Fomes fomentarius, ou Amadouvier, est un champignon commun dans l’hémisphère nord, qui pousse sur le bois en causant sa décomposition et pouvant atteindre un diamètre de 50 cm. Utilisé comme allume-feu depuis la préhistoire, il a aussi trouvé de nombreux usages en médecine : cautérisation des plaies, pansement, compresse ; ou encore dans la fabrication de certains vêtements ou objets décoratifs. Dans une étude publiée dans la revue Science Advances, une équipe de chercheurs finlandais, allemands et néerlandais, se propose d’étudier en détail la structure de ce champignon étonnant et d’envisager son utilisation en tant que biomatériau qui pourrait, selon les chercheurs, « surpasser les matériaux naturels ».
Les biomatériaux, une industrie florissante

Depuis quelques années, l’industrie des biomatériaux est florissante. Les mycomatériaux, en particulier, se popularisent puisqu’ils présentent de nombreux avantages : ils sont faits à partir de matière organique, sont biodégradables et leur fabrication nécessite beaucoup moins de dioxyde de carbone (CO2) que pour les matériaux traditionnels. Ils sont aussi plus économiques.
Aujourd’hui, ils présentent une alternative intéressante au cuir et aux matières synthétiques dans l’industrie du textile. Ils peuvent aussi remplacer certains polymères synthétiques et servir à fabriquer des emballages, du mobilier et même être utilisés dans le domaine du bâtiment (construction, isolation, etc.).
Une structure en trois couches, aux propriétés différentes
Le champignon, collecté en Finlande, a été divisé en plusieurs sections individuelles. Sa composition, ses couches et ses propriétés physiques ont été étudiées grâce à des méthodes telles que la cristallographie aux rayons X (technique utilisée pour caractériser la matière) ou encore la microtomographie aux rayons X (permettant de retranscrire une image en 3D d’un échantillon). Ces différentes techniques ont permis aux chercheurs d’identifier et caractériser en détail les trois couches qui constituent son basidiome (la partie visible que l’on appelle communément « champignon ») :
* La croûte, qui est peu poreuse et a une structure dense et relativement uniforme, bien que son épaisseur puisse varier par endroits
* Une couche mousseuse, molle et cuireuse : la chair
* Une couche constituée de structures tubulaires creuses (tubes hyménophores) orientés parallèlement
Quant à ses propriétés mécaniques, chaque couche a été étudiée avec des essais de traction, de compression et de nanoindentation (technique permettant d’obtenir les propriétés élastoplastiques d’un matériau). Les résultats montrent que la couche constituée de tubes hyménophores et la chair ont une résistance comparable au pin, au cuir ou au contreplaqué.

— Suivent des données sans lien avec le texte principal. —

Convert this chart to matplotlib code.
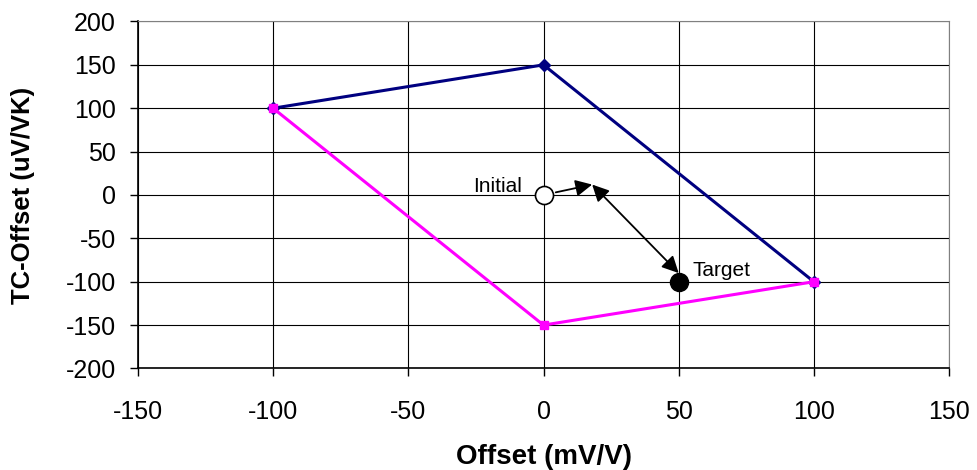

De nombreuses possibilités d’utilisation
L’étude de F. fomentarius a montré que ce dernier possède des propriétés proches de certains matériaux de notre quotidien, tout en présentant des avantages de composition et de poids : « Les basidiomes de F. Fomentarius sont ingénieusement légers, de composition simple, mais performants », précisent les chercheurs.
Un autre avantage de ce champignon est que sa croissance peut être guidée en une structure plus ou moins complexe capable d’adopter les fonctionnalités souhaitées, d’autant que ses couches aux propriétés différentes permettent de multiples applications : « Ce qui est extraordinaire est que, avec des changements minimes dans leur morphologie cellulaire et leur composition polymérique extracellulaire, les champignons forment des matériaux divers avec des performances physicochimiques distinctes qui surpassent la plupart des matériaux humains et naturels (…). »
En effet, les chercheurs soutiennent que leur étude pourrait être utile aux ingénieurs développant des nanocomposites ou des polysaccharides (des matériaux à base d’hydrates de carbone). Le champignon pourrait aussi être utilisé dans le domaine médical pour l’ingénierie tissulaire, ou encore pour fabriquer des implants orthopédiques.